Zum Glück sind Sie noch mutig, Herr Broder. Es ist ja wirklich beschämend was hier sogar vom Zentralrat daher geschleimt wird. Scheinbar ist es in Ordnung, wenn man wie die Made im Speck leben kann, wenn man die geforderten “Verbiegungen” in der Politik mit trägt! Das ist mit ein Grund, warum mich vieles nicht mehr erstaunt zu diesem Thema. Auch die Verurteilungen Israels durch die Deutsche Politik, in Figura des Heiko Maas, der ja wegen Auschwitz in die Politik gespült wurde, aber leider nicht mehr raus. Alles weitere hat @ Frau Schönfelder für mich bereits erwähnt. b.schaller

Heiko Stadler / 25.07.2020

Der Zentralrat der Juden vertritt die Interessen der deutschen Juden etwa so, wie die SPD die Interessen des Arbeiters vertritt. Wer als Jude wirklich seine Interessen vertreten lassen will, der wird AfD- oder besser noch JAfD-Mitglied. Ich betone: Juden sind bei der AfD herzlich willkommen.

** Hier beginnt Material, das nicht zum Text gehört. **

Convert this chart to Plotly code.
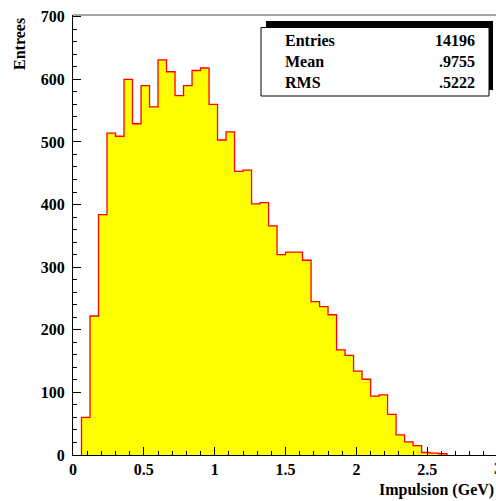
import numpy as np
import plotly.graph_objects as go

# ---- data ----
bin_start = 0.06
bin_width = 0.06
counts = [60, 222, 384, 514, 509, 600, 529, 590, 556, 631, 612, 574, 590, 614,
          618, 560, 503, 516, 453, 455, 401, 403, 366, 320, 324, 324, 311, 245,
          237, 224, 168, 159, 134, 121, 94, 96, 65, 32, 21, 15, 4, 3, 2]
stat_labels = ["Entries", "Mean", "RMS"]
stat_values = ["14196", ".9755", ".5222"]
x_tick_vals = [0, 0.5, 1, 1.5, 2, 2.5]
x_tick_text = ["0", "0.5", "1", "1.5", "2", "2.5"]
y_tick_vals = [0, 100, 200, 300, 400, 500, 600, 700]
x_title = "Impulsion (GeV)"
y_title = "Entrees"

# ---- layout geometry (pixels) ----
W, H = 496, 501
L, T, B = 73, 15, 46
PW, PH = W - L, H - T - B
X_MAX = PW / 141.7
Y_MAX = PH / 0.6262

def px(x):
    return (x - L) / PW

def py(y):
    return (H - B - y) / PH

n = len(counts)
edges = bin_start + bin_width * np.arange(n + 1)
xs = [edges[0]] + list(edges[:-1]) + [edges[-1], edges[-1]]
ys = [0] + list(counts) + [counts[-1], 0]

FONT = dict(family="Liberation Serif", size=16, color="black", weight="bold")

fig = go.Figure()
fig.add_trace(go.Scatter(
    x=xs, y=ys, mode="lines", line=dict(color="#ff0000", width=1.3, shape="hv"),
    fill="tozeroy", fillcolor="#ffff00", hoverinfo="skip", showlegend=False,
))

axis_common = dict(
    showgrid=False, zeroline=False, showline=True, linecolor="black", linewidth=1,
    ticks="inside", ticklen=8, tickwidth=1, tickcolor="black",
    tickfont=FONT, layer="above traces",
)
fig.update_xaxes(range=[0, X_MAX], tickvals=x_tick_vals, ticktext=x_tick_text,
                 minor=dict(dtick=0.1, ticks="inside", ticklen=4, tickcolor="black", tickwidth=1),
                 **axis_common)
fig.update_yaxes(range=[0, Y_MAX], tickvals=y_tick_vals, ticklabelstandoff=4,
                 minor=dict(dtick=20, ticks="inside", ticklen=4, tickcolor="black", tickwidth=1),
                 **axis_common)

shapes = [
    # top frame line
    dict(type="line", xref="paper", yref="paper", x0=0, x1=1, y0=1, y1=1,
         line=dict(color="#888888", width=1.5)),
    # stats box shadow
    dict(type="rect", xref="paper", yref="paper", x0=px(266), x1=px(493),
         y0=py(90), y1=py(21), fillcolor="black", line=dict(width=0)),
    # stats box
    dict(type="rect", xref="paper", yref="paper", x0=px(261), x1=px(489),
         y0=py(96), y1=py(27.5), fillcolor="white", line=dict(color="black", width=1)),
]

annotations = []
row_y = [40.5, 61.5, 82.5]
for lab, val, ry in zip(stat_labels, stat_values, row_y):
    annotations.append(dict(text=lab, xref="paper", yref="paper", x=px(283), y=py(ry),
                            xanchor="left", yanchor="middle", showarrow=False, font=FONT))
    annotations.append(dict(text=val, xref="paper", yref="paper", x=px(477), y=py(ry),
                            xanchor="right", yanchor="middle", showarrow=False, font=FONT))

annotations.append(dict(text=x_title, xref="paper", yref="paper", x=px(496), y=py(490),
                        xanchor="right", yanchor="middle", showarrow=False, font=FONT))
annotations.append(dict(text="3", xref="paper", yref="paper", x=px(L + 3 * 141.7), y=py(468),
                        xanchor="center", yanchor="middle", showarrow=False, font=FONT))
annotations.append(dict(text=y_title, xref="paper", yref="paper", x=px(19), y=py(44),
                        xanchor="center", yanchor="middle", textangle=-90,
                        showarrow=False, font=FONT))

fig.update_layout(
    width=W, height=H, margin=dict(l=L, r=0, t=T, b=B),
    paper_bgcolor="white", plot_bgcolor="white",
    shapes=shapes, annotations=annotations, showlegend=False,
)

fig.write_html("out.html", config={"displayModeBar": False},
               post_script="document.body.style.margin='0';document.body.style.overflow='hidden';")
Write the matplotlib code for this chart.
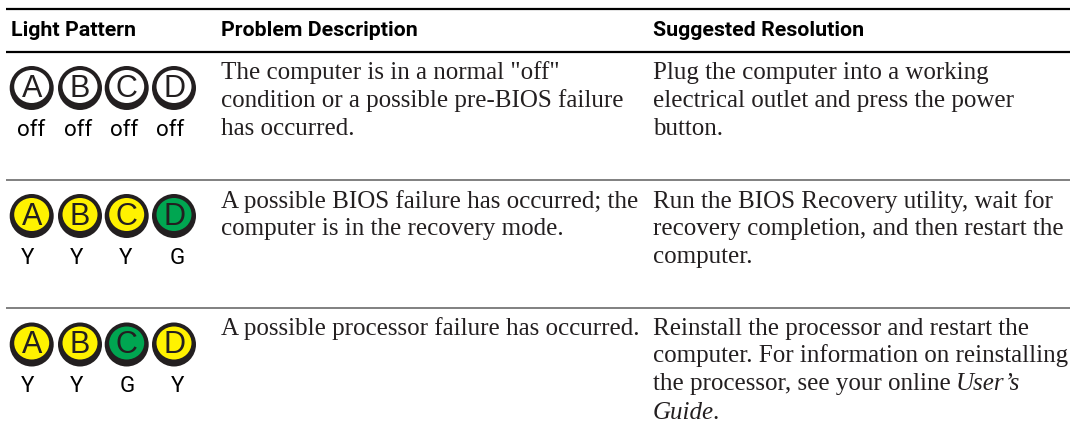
import matplotlib
matplotlib.use('Agg')
import matplotlib.pyplot as plt
from matplotlib.patches import Circle, Ellipse

headers = ['Light Pattern', 'Problem Description', 'Suggested Resolution']
letters = ['A', 'B', 'C', 'D']
row_states = [['off', 'off', 'off', 'off'], ['Y', 'Y', 'Y', 'G'], ['Y', 'Y', 'G', 'Y']]
problems = [
    ['The computer is in a normal "off"', 'condition or a possible pre-BIOS failure', 'has occurred.'],
    ['A possible BIOS failure has occurred; the', 'computer is in the recovery mode.'],
    ['A possible processor failure has occurred.'],
]
resolutions = [
    ['Plug the computer into a working', 'electrical outlet and press the power', 'button.'],
    ['Run the BIOS Recovery utility, wait for', 'recovery completion, and then restart the', 'computer.'],
    ['Reinstall the processor and restart the', 'computer. For information on reinstalling', 'the processor, see your online'],
]

FILL = {'off': 'white', 'Y': '#fff200', 'G': '#00a651'}
DARK = '#231f20'
SANS = ['Roboto', 'DejaVu Sans']
SERIF = 'Liberation Serif'
BODY = 18

fig = plt.figure(figsize=(10.75, 4.27), dpi=100)
ax = fig.add_axes([0, 0, 1, 1])
ax.set_xlim(0, 1075)
ax.set_ylim(427, 0)
ax.axis('off')

# rules
ax.plot([6, 1070], [10, 10], color='black', lw=1.6, solid_capstyle='butt')
ax.plot([6, 1070], [52.5, 52.5], color='black', lw=1.6, solid_capstyle='butt')
ax.plot([6, 1070], [181, 181], color='#808080', lw=1.4, solid_capstyle='butt')
ax.plot([6, 1070], [308.5, 308.5], color='#808080', lw=1.4, solid_capstyle='butt')

for x, h in zip([11, 221, 653], headers):
    ax.text(x, 36.5, h, family=SANS, weight='bold', fontsize=15.4, va='baseline', ha='left', color='black')

light_x = [31.7, 80, 126.7, 174]
row_y = [89, 217, 345.5]
label_x = [[31, 78, 124, 170], [28, 77, 126, 177], [28, 77, 127, 178]]
line_y = [[79, 106.5, 135], [208, 235, 263], [335, 362.5, 390.5]]

for r, states in enumerate(row_states):
    for i, s in enumerate(states):
        cx, cy = light_x[i], row_y[r]
        ax.add_patch(Circle((cx, cy), 22, fc=DARK, ec='none'))
        ax.add_patch(Ellipse((cx, cy - 1.5), 35, 33, fc=FILL[s], ec='none'))
        ax.text(cx, cy + 7.7, letters[i], family='Liberation Sans', fontsize=22, color=DARK,
                ha='center', va='baseline')
        ax.text(label_x[r][i], row_y[r] + 47, s, family=SANS, fontsize=16, color='black',
                ha='center', va='baseline')
    for j, line in enumerate(problems[r]):
        ax.text(221, line_y[r][j], line, family=SERIF, fontsize=BODY, va='baseline', color=DARK)
    for j, line in enumerate(resolutions[r]):
        t = ax.text(653, line_y[r][j], line, family=SERIF, fontsize=BODY, va='baseline', color=DARK)

# italic part of the last cell
fig.canvas.draw()
x_end = ax.transData.inverted().transform(t.get_window_extent().corners()[-1])[0]
ax.text(x_end + 5, line_y[2][2], "User\u2019s", family=SERIF, style='italic', fontsize=BODY, va='baseline', color=DARK)
g = ax.text(653, 419, 'Guide', family=SERIF, style='italic', fontsize=BODY, va='baseline', color=DARK)
fig.canvas.draw()
x_end = ax.transData.inverted().transform(g.get_window_extent().corners()[-1])[0]
ax.text(x_end - 2, 419, '.', family=SERIF, fontsize=BODY, va='baseline', color=DARK)

fig.savefig('out.png', dpi=100)
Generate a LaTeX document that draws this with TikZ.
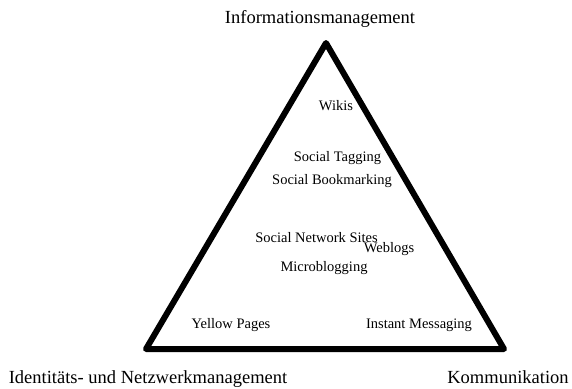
\documentclass[tikz,border=0pt]{standalone}
\usepackage{fontspec}
\setmainfont{Liberation Serif}
\begin{document}
\begin{tikzpicture}[x=1pt,y=-1pt,
  corner/.style={font=\fontsize{18.5}{20}\selectfont, inner sep=0pt, anchor=base},
  tool/.style={font=\fontsize{14.5}{16}\selectfont, inner sep=0pt, anchor=base},
  frame/.style={line width=6pt, line join=round}]
\useasboundingbox (0,0) rectangle (572,388);
% the three corners of the triangle
\coordinate (top) at (326,43);
\coordinate (left) at (146,349);
\coordinate (right) at (504,349);
\draw[frame] (top) -- (right) -- (left) -- cycle;
% corner labels (positioned by baseline)
\node[corner] (info) at (320,23) {Informationsmanagement};
\node[corner] (ident) at (148,383) {Identitäts- und Netzwerkmanagement};
\node[corner] (komm) at (508,383) {Kommunikation};
% tools placed inside the triangle
\node[tool] (wikis) at (336,110.5) {Wikis};
\node[tool] (tagging) at (337.5,161.5) {Social Tagging};
\node[tool] (bookmarking) at (332,184.5) {Social Bookmarking};
\node[tool] (sns) at (316.5,242) {Social Network Sites};
\node[tool] (weblogs) at (389,252.5) {Weblogs};
\node[tool] (micro) at (324,271) {Microblogging};
\node[tool] (yellow) at (231,328) {Yellow Pages};
\node[tool] (im) at (419,328) {Instant Messaging};
\end{tikzpicture}
\end{document}
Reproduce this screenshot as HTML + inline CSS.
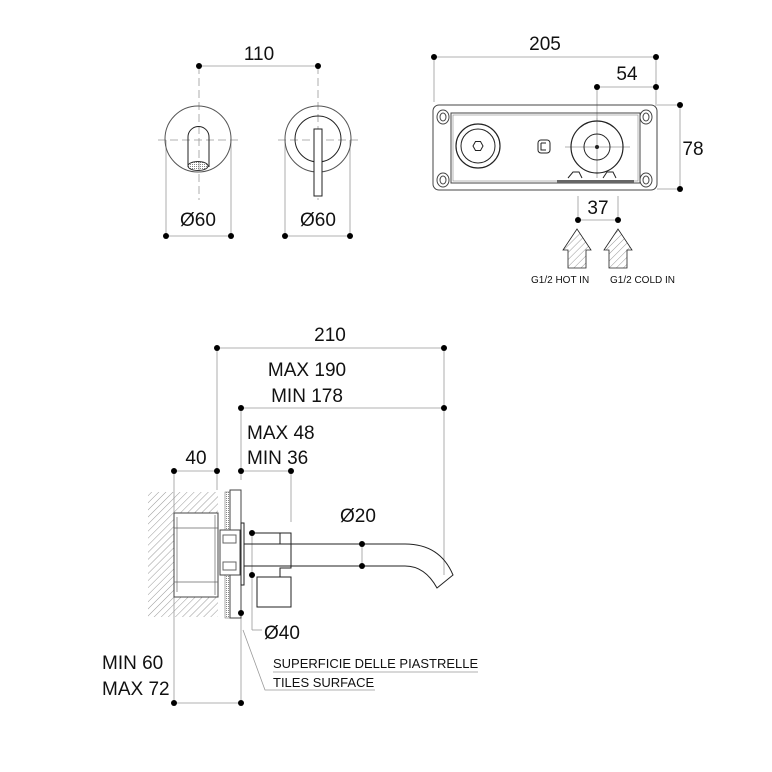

Dirk Jungnickel / 25.07.2020

Eigentlich ist Frau Schönfelder - fast wie immer - nichts hinzuzufügen. Nur was die Kirchen betrifft, ist mir das zu pauschal und läßt einen gewissen Widerstand außen vor (z.B. Bonhoeffer und Bischof von Galen) . Sind das die Nachwirkungen von Hochhuts “Der Stellvertreter” , lägst sehr umstritten ?

Archi W Bechlenberg / 25.07.2020

Ich habe versehentlich “Zentralrat der Judasse” gelesen.

Jean Vernier / 25.07.2020

Wir sollen oder wollen uns nicht wirklich die Frage stellen, warum ausgerechnet Dt. große Anteile von israelfeindlich geprägten Menschen aus Israels Nachbar-Staaten fleißig “transferiert” und das dadurch wachsende Antisemitismus-Bevölkerungspotenzial in Dt. polit-strategisch behandelt wird ? Oder sollten wir ?, sehr geehrter Herr Broder.

Frank van Rossum / 25.07.2020

Die Bezeichnung “Zentralrat der Juden” ist antiquiert. Gendermäßig korrekt müsste er umbenannt werden in “Zentralrat der Jüdinnen und Juden” - oder werden die Interessen der Frauen nicht vertreten? Herr Schuster erwähnt doch explizit “...hilfe für gestrandete Jüdinnen und Juden…”.

Rolf Mackenroth / 25.07.2020

Wenn eine “NGO” ( Non-governmental organization) 13 Millionen im Jahr bekommt, dann ist sie eine “GO”. Dann sollte sie auch dazu stehen und das aussprechen.